**Problem description:**
Everything from the first line of the data through the line with "import plotly.graph_objects as go" is to be echoed exactly, minus the pictures.

**Information supplied:**

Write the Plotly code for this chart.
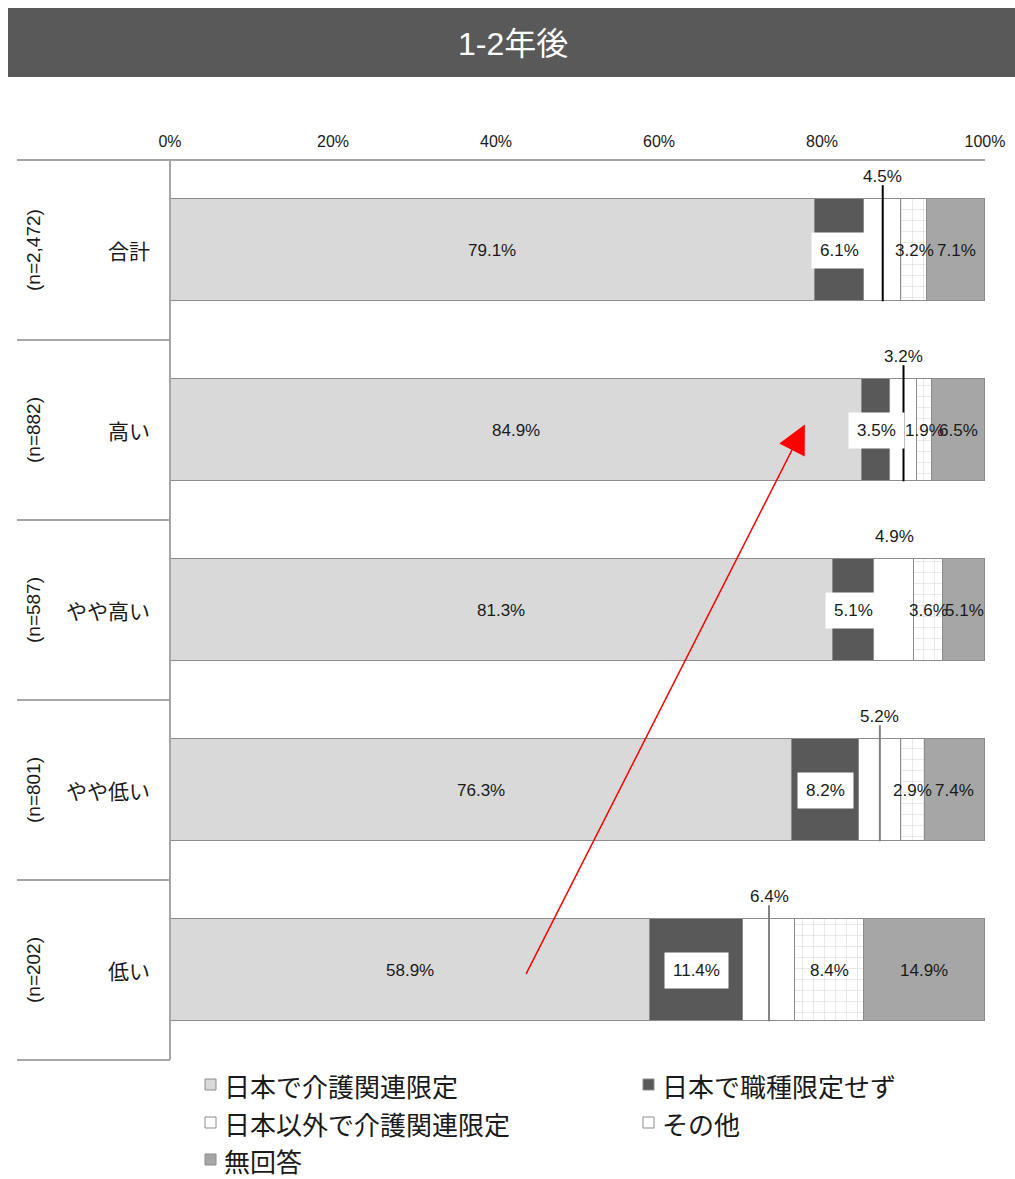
import plotly.graph_objects as go

# ---------------- data ----------------
categories = ["合計", "高い", "やや高い", "やや低い", "低い"]
n_labels = ["(n=2,472)", "(n=882)", "(n=587)", "(n=801)", "(n=202)"]
series_names = ["日本で介護関連限定", "日本で職種限定せず", "日本以外で介護関連限定", "その他", "無回答"]
s_japan_care = [79.1, 84.9, 81.3, 76.3, 58.9]
s_japan_any = [6.1, 3.5, 5.1, 8.2, 11.4]
s_abroad_care = [4.5, 3.2, 4.9, 5.2, 6.4]
s_other = [3.2, 1.9, 3.6, 2.9, 8.4]
s_noanswer = [7.1, 6.5, 5.1, 7.4, 14.9]
tick_vals = [0, 20, 40, 60, 80, 100]
tick_text = ["0%", "20%", "40%", "60%", "80%", "100%"]
title_text = "1-2年後"

# ---------------- styles ----------------
W, H = 1015, 1179
colors = ["#d9d9d9", "#595959", "#ffffff", "#ffffff", "#a6a6a6"]
leader_show = [True, True, False, True, True]
leader_color = ["#000000", "#000000", "#808080", "#808080", "#808080"]
NUM_FONT = "Liberation Sans Narrow, Arial Narrow, Liberation Sans, Arial, sans-serif"
JP_FONT = "Noto Sans CJK JP, sans-serif"
BAR_W = 0.57
TXT = "#1a1a1a"

def px_x(p):
    return p / W

def px_y(p):
    return 1 - p / H

all_series = [s_japan_care, s_japan_any, s_abroad_care, s_other, s_noanswer]
ypos = list(range(len(categories)))

fig = go.Figure()
for k, (name, vals) in enumerate(zip(series_names, all_series)):
    marker = dict(color=colors[k], line=dict(color="#8c8c8c", width=1.5))
    if k == 3:
        marker["pattern"] = dict(shape="+", fgcolor="#b0b0b0", bgcolor="#ffffff",
                                 size=11, solidity=0.1)
    fig.add_trace(go.Bar(
        x=vals, y=ypos, orientation="h", name=name, width=BAR_W,
        marker=marker, hoverinfo="skip", showlegend=False,
    ))

annotations = []
shapes = []

# data labels
for i in ypos:
    cum = 0.0
    for k, vals in enumerate(all_series):
        v = vals[i]
        mid = cum + v / 2
        txt = f"{v:.1f}%"
        font = dict(family=NUM_FONT, size=17, color=TXT)
        if k in (0, 3, 4):
            annotations.append(dict(x=mid, y=i, xref="x", yref="y", text=txt,
                                    xanchor="center", yanchor="middle",
                                    showarrow=False, font=font))
        elif k == 1:
            annotations.append(dict(x=mid, y=i, xref="x", yref="y", text=txt,
                                    xanchor="center", yanchor="middle",
                                    showarrow=False, bgcolor="#ffffff", borderpad=8,
                                    font=font))
        else:
            annotations.append(dict(x=mid, y=i - 0.41, xref="x", yref="y", text=txt,
                                    xanchor="center", yanchor="middle",
                                    showarrow=False, font=font))
            if leader_show[i]:
                shapes.append(dict(type="line", xref="x", yref="y", x0=mid, x1=mid,
                                   y0=i - BAR_W / 2 - 0.075, y1=i + BAR_W / 2,
                                   line=dict(color=leader_color[i], width=2)))
        cum += v

# left table labels
for i in ypos:
    annotations.append(dict(x=px_x(152), y=i, xref="paper", yref="y", text=categories[i],
                            showarrow=False, xanchor="right", yanchor="middle",
                            font=dict(family=JP_FONT, size=21, color=TXT)))
    annotations.append(dict(x=px_x(33), y=i, xref="paper", yref="y", text=n_labels[i],
                            showarrow=False, textangle=-90, xanchor="center", yanchor="middle",
                            font=dict(family="Liberation Sans, Arial, sans-serif", size=19, color=TXT)))

# table lines
line_style = dict(color="#a6a6a6", width=2)
shapes.append(dict(type="line", xref="paper", yref="paper", x0=px_x(17), x1=px_x(985),
                   y0=px_y(160), y1=px_y(160), line=line_style))
for p in [340, 520, 700, 880, 1060]:
    shapes.append(dict(type="line", xref="paper", yref="paper", x0=px_x(17), x1=px_x(170),
                       y0=px_y(p), y1=px_y(p), line=line_style))
shapes.append(dict(type="line", xref="paper", yref="paper", x0=px_x(170), x1=px_x(170),
                   y0=px_y(160), y1=px_y(1060), line=line_style))

# title bar
shapes.append(dict(type="rect", xref="paper", yref="paper", x0=px_x(8), x1=1.0,
                   y0=px_y(77), y1=px_y(8), fillcolor="#595959", line=dict(width=0), layer="below"))
annotations.append(dict(x=px_x(513), y=px_y(44), xref="paper", yref="paper", text=title_text,
                        showarrow=False, xanchor="center", yanchor="middle",
                        font=dict(family="Liberation Sans, Noto Sans CJK JP, sans-serif",
                                  size=32, color="#ffffff")))

# red arrow
annotations.append(dict(x=77.9, y=0.97, xref="x", yref="y", ax=43.6, ay=4.03, axref="x", ayref="y",
                        text="", showarrow=True, arrowcolor="#ff0000", arrowwidth=1.5,
                        arrowhead=2, arrowsize=3.8))

# manual legend (two columns)
legend_pos = [(205, 1085), (643, 1085), (205, 1123), (643, 1123), (205, 1160)]
for k, name in enumerate(series_names):
    lx, ly = legend_pos[k]
    shapes.append(dict(type="rect", xref="paper", yref="paper",
                       x0=px_x(lx), x1=px_x(lx + 11), y0=px_y(ly + 5), y1=px_y(ly - 6),
                       fillcolor=colors[k], line=dict(color="#8c8c8c", width=1)))
    annotations.append(dict(x=px_x(lx + 17), y=px_y(ly), xref="paper", yref="paper", text=name,
                            showarrow=False, xanchor="left", yanchor="middle",
                            font=dict(family=JP_FONT, size=26, color=TXT)))

fig.update_layout(
    width=W, height=H,
    margin=dict(l=0, r=0, t=0, b=0, autoexpand=False),
    paper_bgcolor="#ffffff", plot_bgcolor="#ffffff",
    barmode="stack", bargap=0,
    xaxis=dict(domain=[px_x(170), px_x(985)], range=[0, 100], side="top",
               tickvals=tick_vals, ticktext=tick_text, showgrid=False, zeroline=False,
               showline=False, ticks="", ticklabelstandoff=9,
               tickfont=dict(family="Liberation Sans, Arial, sans-serif", size=16, color=TXT),
               fixedrange=True),
    yaxis=dict(domain=[px_y(1060), px_y(160)], range=[4.5, -0.5], showticklabels=False,
               showgrid=False, zeroline=False, showline=False, ticks="", fixedrange=True),
    shapes=shapes, annotations=annotations,
    showlegend=False,
)

fig.write_html("out.html")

**Solution for this task:**
Write the Plotly code for this chart.
import plotly.graph_objects as go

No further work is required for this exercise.